The speckled sandperch grows to a length of around 28 cm and is about five times as long as the body is deep. The anterior (front) end of the body is cylindrical and the posterior end is somewhat flattened. The eyes are rather close together on the top of the head and the fish rests on the seabed, propping itself up with its widely separated pelvic fins. The dorsal fin has five spines and 21 or 22 soft rays, and the anal fin has a single spine and 17 or 18 soft rays.

The dorsal surface of the fish is greenish dappled with dark brown, the flanks are pale grey and the underparts white. There is a lateral row of large white spots each with one or more small black spots in the middle. On the underparts there are further black spots, mostly edged with yellow. Females have brown spots on the head and males have diagonal yellowish-brown markings on the cheek. The dorsal fin has a black spot at the base of the spines and the caudal fin, which is rounded or has a short extension from the upper lobe, has a larger black spot. There are several rows of small black spots on the soft rays of the dorsal fin and one row on the anal fin.

==Distribution==
The speckled sandperch is found in shallow waters on the east coast of Africa as far south as Natal, the Red Sea and the western Indo-Pacific.
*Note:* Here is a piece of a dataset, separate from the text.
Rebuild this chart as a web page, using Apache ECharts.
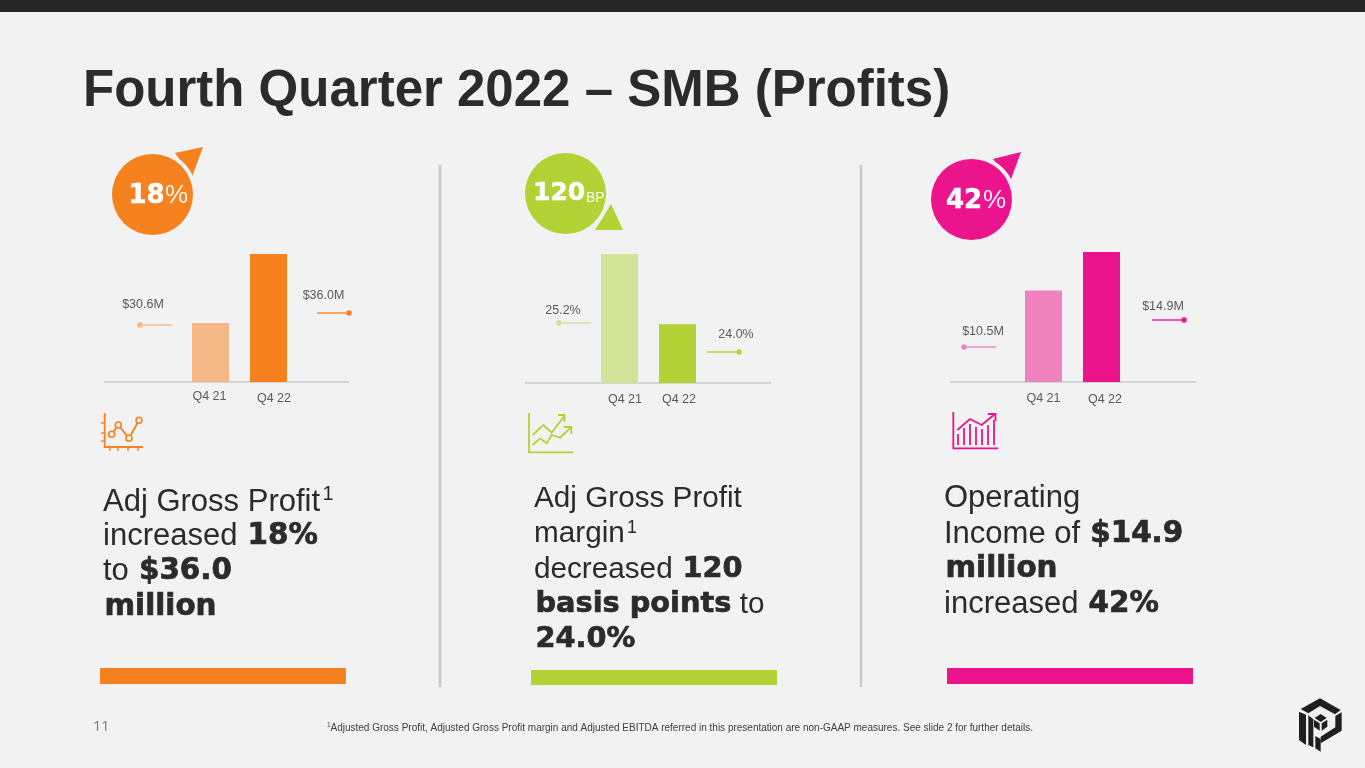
<!DOCTYPE html>
<html><head><meta charset="utf-8">
<style>html,body{margin:0;padding:0;background:#f2f2f2}#c{width:1365px;height:768px}</style>
<script src="https://cdn.jsdelivr.net/npm/echarts@6/dist/echarts.min.js"></script>
</head><body><div id="c"></div>
<script>
const categories = ['Q4 21', 'Q4 22'];
const grossProfit = [30.6, 36.0];
const grossMargin = [25.2, 24.0];
const operatingIncome = [10.5, 14.9];
const grossProfitLabels = ['$30.6M', '$36.0M'];
const grossMarginLabels = ['25.2%', '24.0%'];
const operatingIncomeLabels = ['$10.5M', '$14.9M'];
const axisRanges = [[26, 36], [23, 25.2], [0, 14.9]];

const SANS = '"Liberation Sans", Arial, sans-serif';
const HEAVY = '"DejaVu Sans", sans-serif';
const INK = '#2b2b2b';
const panels = [
  {vals: grossProfit, labels: grossProfitLabels, range: axisRanges[0], c: '#F6821F', l: '#F4B987',
   left: 181.5, top: 254, h: 128, axis: [104, 349], labelShift: [[-1, 0], [5.5, 2]],
   call: [{t: [143, 305], line: [143, 172], y: 325, dot: 140}, {t: [323.5, 296], line: [317, 346], y: 313, dot: 349}]},
  {vals: grossMargin, labels: grossMarginLabels, range: axisRanges[1], c: '#B2D235', l: '#D2E498',
   left: 590.5, top: 254, h: 129, axis: [525, 771], labelShift: [[5.5, 2], [1.5, 2]],
   call: [{t: [563, 311], line: [561, 591], y: 323, dot: 559}, {t: [736, 335], line: [707, 736], y: 352, dot: 739}]},
  {vals: operatingIncome, labels: operatingIncomeLabels, range: axisRanges[2], c: '#EC148C', l: '#F082C0',
   left: 1014.5, top: 252, h: 130, axis: [950, 1196], labelShift: [[0, 2], [3.5, 3]],
   call: [{t: [983, 332], line: [964, 996], y: 347, dot: 964}, {t: [1163, 307], line: [1152, 1181], y: 320, dot: 1184}]}
];

const grids = [], xAxes = [], yAxes = [], series = [], g = [];
panels.forEach((p, i) => {
  grids.push({left: p.left, top: p.top, width: 116, height: p.h});
  const rich = {};
  p.labelShift.forEach((s, k) => {
    rich['r' + k] = {fontFamily: SANS, fontSize: 12.5, color: '#595959',
      padding: [s[1], s[0] < 0 ? -2 * s[0] : 0, 0, s[0] > 0 ? 2 * s[0] : 0]};
  });
  xAxes.push({type: 'category', gridIndex: i, data: categories,
    axisLine: {show: false}, axisTick: {show: false},
    axisLabel: {interval: 0, margin: 8, formatter: (v, k) => `{r${k}|${v}}`, rich}});
  yAxes.push({type: 'value', gridIndex: i, min: p.range[0], max: p.range[1], show: false, splitLine: {show: false}});
  series.push({type: 'bar', xAxisIndex: i, yAxisIndex: i, barWidth: 37, silent: true, z: 3,
    data: p.vals.map((v, k) => ({value: v, itemStyle: {color: k ? p.c : p.l}}))});

  const base = p.top + p.h;
  g.push({type: 'line', z: 1, shape: {x1: p.axis[0], y1: base, x2: p.axis[1], y2: base}, style: {stroke: '#d4d4d4', lineWidth: 2}});
  p.call.forEach((a, k) => {
    const col = k ? p.c : p.l;
    g.push({type: 'text', style: {text: p.labels[k], x: a.t[0], y: a.t[1], font: `12.5px ${SANS}`, fill: '#595959', textAlign: 'center', textVerticalAlign: 'middle'}});
    g.push({type: 'line', shape: {x1: a.line[0], y1: a.y, x2: a.line[1], y2: a.y}, style: {stroke: col, lineWidth: 1.4}});
    g.push({type: 'circle', shape: {cx: a.dot, cy: a.y, r: 2.8}, style: {fill: col}});
  });
});

// page furniture
g.push({type: 'rect', shape: {x: 0, y: 0, width: 1365, height: 12}, style: {fill: '#262626'}});
g.push({type: 'text', style: {text: 'Fourth Quarter 2022 – SMB (Profits)', x: 83, y: 92, font: `bold 51px ${SANS}`, fill: INK, textVerticalAlign: 'middle'}});
[440, 861].forEach(x => g.push({type: 'line', shape: {x1: x, y1: 165, x2: x, y2: 687}, style: {stroke: '#c9c9c9', lineWidth: 2.5}}));
[[100, 668, 246, 16, '#F6821F'], [531, 670, 246, 15, '#B2D235'], [947, 668, 246, 16, '#EC148C']].forEach(r =>
  g.push({type: 'rect', shape: {x: r[0], y: r[1], width: r[2], height: r[3]}, style: {fill: r[4]}}));

// badges
const poly = (pts, fill) => ({type: 'polygon', shape: {points: pts}, style: {fill}});
const badge = (cx, cy, col, tri, big, bigX, bigSize, small, smallX, smallSize, ty, sy) => {
  g.push(poly(tri, col));
  g.push({type: 'circle', shape: {cx, cy, r: 44.5}, style: {fill: '#f2f2f2'}});
  g.push({type: 'circle', shape: {cx, cy, r: 40.5}, style: {fill: col}});
  g.push({type: 'text', style: {text: big, x: bigX, y: ty, font: `bold ${bigSize}px ${HEAVY}`, fill: '#fff', stroke: '#fff', lineWidth: 0.5, textVerticalAlign: 'middle'}});
  g.push({type: 'text', style: {text: small, x: smallX, y: sy, font: `${smallSize}px ${SANS}`, fill: '#fff', textVerticalAlign: 'middle', opacity: 0.92}});
};
badge(152.5, 194.5, '#F6821F', [[175, 153], [203, 147], [192, 177]], '18', 128.5, 26, '%', 165, 26, 196, 196);
badge(565.5, 193.5, '#B2D235', [[595, 230], [623, 230], [611, 204]], '120', 533, 25, 'BP', 586, 14, 193, 198);
badge(971.5, 199.5, '#EC148C', [[993, 159], [1021, 152], [1010, 182]], '42', 946, 26, '%', 983, 26, 201, 201);

// body copy
const body = (x, rSize, hSize, lines) => lines.forEach(l => {
  g.push({type: 'text', style: {text: l[1], x, y: l[0], textVerticalAlign: 'middle',
    rich: {r: {fontFamily: 'Liberation Sans', fontSize: rSize, fill: INK},
           h: {fontFamily: 'DejaVu Sans', fontWeight: 'bold', fontSize: hSize, fill: INK, stroke: INK, lineWidth: 0.7, padding: [0, 0, 0, 1.5]}}}});
});
body(103, 31, 29.4, [[502, '{r|Adj Gross Profit}'], [536, '{r|increased }{h|18%}'], [571, '{r|to }{h|$36.0}'], [607, '{h|million}']]);
body(534, 29.7, 28.8, [[499, '{r|Adj Gross Profit}'], [534, '{r|margin}'], [570, '{r|decreased }{h|120}'], [605, '{h|basis points}{r| to}'], [640, '{h|24.0%}']]);
body(944, 31, 29.4, [[498, '{r|Operating}'], [534, '{r|Income of }{h|$14.9}'], [569, '{h|million}'], [604, '{r|increased }{h|42%}']]);
[[322.5, 494, 20], [627, 528, 18]].forEach(s => g.push({type: 'text', style: {text: '1', x: s[0], y: s[1], font: `${s[2]}px ${SANS}`, fill: INK, textVerticalAlign: 'middle'}}));

// icons
const pl = (pts, col, w) => ({type: 'polyline', shape: {points: pts}, style: {stroke: col, lineWidth: w || 1.8, fill: 'none'}});
const O = '#F6821F', G = '#B2D235', P = '#EC148C';
g.push(pl([[104.7, 413], [104.7, 447], [143, 447]], O));
[[423], [433], [441]].forEach(y => g.push(pl([[101, y[0]], [104.7, y[0]]], O, 1.4)));
[110, 118, 128, 138].forEach(x => g.push(pl([[x, 447], [x, 451]], O, 1.4)));
g.push(pl([[111.7, 434.3], [118.3, 425], [129, 438.3], [139, 420.3]], O));
[[111.7, 434.3], [118.3, 425], [129, 438.3], [139, 420.3]].forEach(c =>
  g.push({type: 'circle', shape: {cx: c[0], cy: c[1], r: 3}, style: {fill: '#f2f2f2', stroke: O, lineWidth: 1.6}}));

g.push(pl([[529, 413], [529, 452.3], [573.3, 452.3]], G));
g.push(pl([[532.7, 435], [543.3, 425], [551.7, 432.7], [564.3, 416]], G));
g.push(pl([[558, 415], [564.5, 415], [564.5, 422]], G));
g.push(pl([[532.7, 445], [540, 438.3], [546.7, 443.3], [551.7, 435], [560, 437.7], [571, 427.3]], G));
g.push(pl([[563.5, 427], [571.3, 427], [571.3, 434]], G));

g.push(pl([[953.3, 412], [953.3, 448.3], [998.3, 448.3]], P));
[[958, 434], [964, 428], [970, 424], [976, 427], [982, 429], [988, 425], [994, 420]].forEach(b =>
  g.push(pl([[b[0], b[1]], [b[0], 445]], P, 1.8)));
g.push(pl([[957.3, 430], [970, 419], [981.7, 425], [995, 414]], P));
g.push(pl([[988, 414], [995.5, 414], [995.5, 421]], P));

// logo
const L = pts => pts.map(q => [1280 + q[0] / 3, 690 + q[1] / 3]);
const K = '#1f1f1f';
[[[62, 57], [120, 25], [182, 60], [165, 73], [120, 48], [85, 70]],
 [[185, 67], [185, 122], [122, 160], [122, 140], [166, 112], [166, 78]],
 [[57, 65], [78, 74], [78, 165], [57, 150]],
 [[85, 76], [100, 88], [100, 172], [85, 165]],
 [[122, 147], [122, 185], [106, 175], [106, 138]],
 [[122, 72], [140, 84], [122, 96], [104, 84]],
 [[102, 89], [119, 100], [119, 122], [102, 110]],
 [[125, 100], [142, 89], [142, 110], [125, 122]]
].forEach(s => g.push(poly(L(s), K)));

// footer
g.push({type: 'text', style: {text: '11', x: 93, y: 727, font: `14.5px "Open Sans", sans-serif`, fill: '#777777', textVerticalAlign: 'middle'}});
g.push({type: 'text', style: {text: '1', x: 327, y: 725, font: `6.5px ${SANS}`, fill: '#404040', textVerticalAlign: 'middle'}});
g.push({type: 'text', style: {text: 'Adjusted Gross Profit, Adjusted Gross Profit margin and Adjusted EBITDA referred in this presentation are non-GAAP measures. See slide 2 for further details.', x: 330.5, y: 728, font: `10px ${SANS}`, fill: '#404040', textVerticalAlign: 'middle'}});

const chart = echarts.init(document.getElementById('c'), null, {renderer: 'canvas'});
chart.setOption({animation: false, backgroundColor: '#f2f2f2', grid: grids, xAxis: xAxes, yAxis: yAxes, series, graphic: {elements: g}});
</script></body></html>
Its range extends as far east as Sumatra, and includes the Maldives, the Laccadives and Sri Lanka. The type location is the Red Sea. Although its range was originally thought to extend as far east as Fiji, three new species of Parapercis were recognised in 2007 based on their number of fin rays, their colouration and markings, and the location and number of spots on their anal fins; Parapercis pacifica occurs from southern Japan to the Timor Sea, Parapercis queenslandica from northern Australia, and Parapercis xanthogramma from Fiji, Tonga and Western Samoa. The speckled sandperch generally occurs on sandy or rubble substrates in areas sheltered by reefs.

==Biology==
The speckled sandperch is a predator and feeds on small crustaceans and other invertebrates, also taking small fish.

Several members of the family Pinguipedidae are protogynous hermaphrodites, starting their adult life as females and changing sex to males later, and this is the case with the speckled sandperch. Not only do the fish change sex, but they also change their markings at the same time. The sexual inversion occurs at a length of about 18 cm. Male fish are territorial and defend a harem of females. The eggs are planktonic and larval development takes place during one to two months.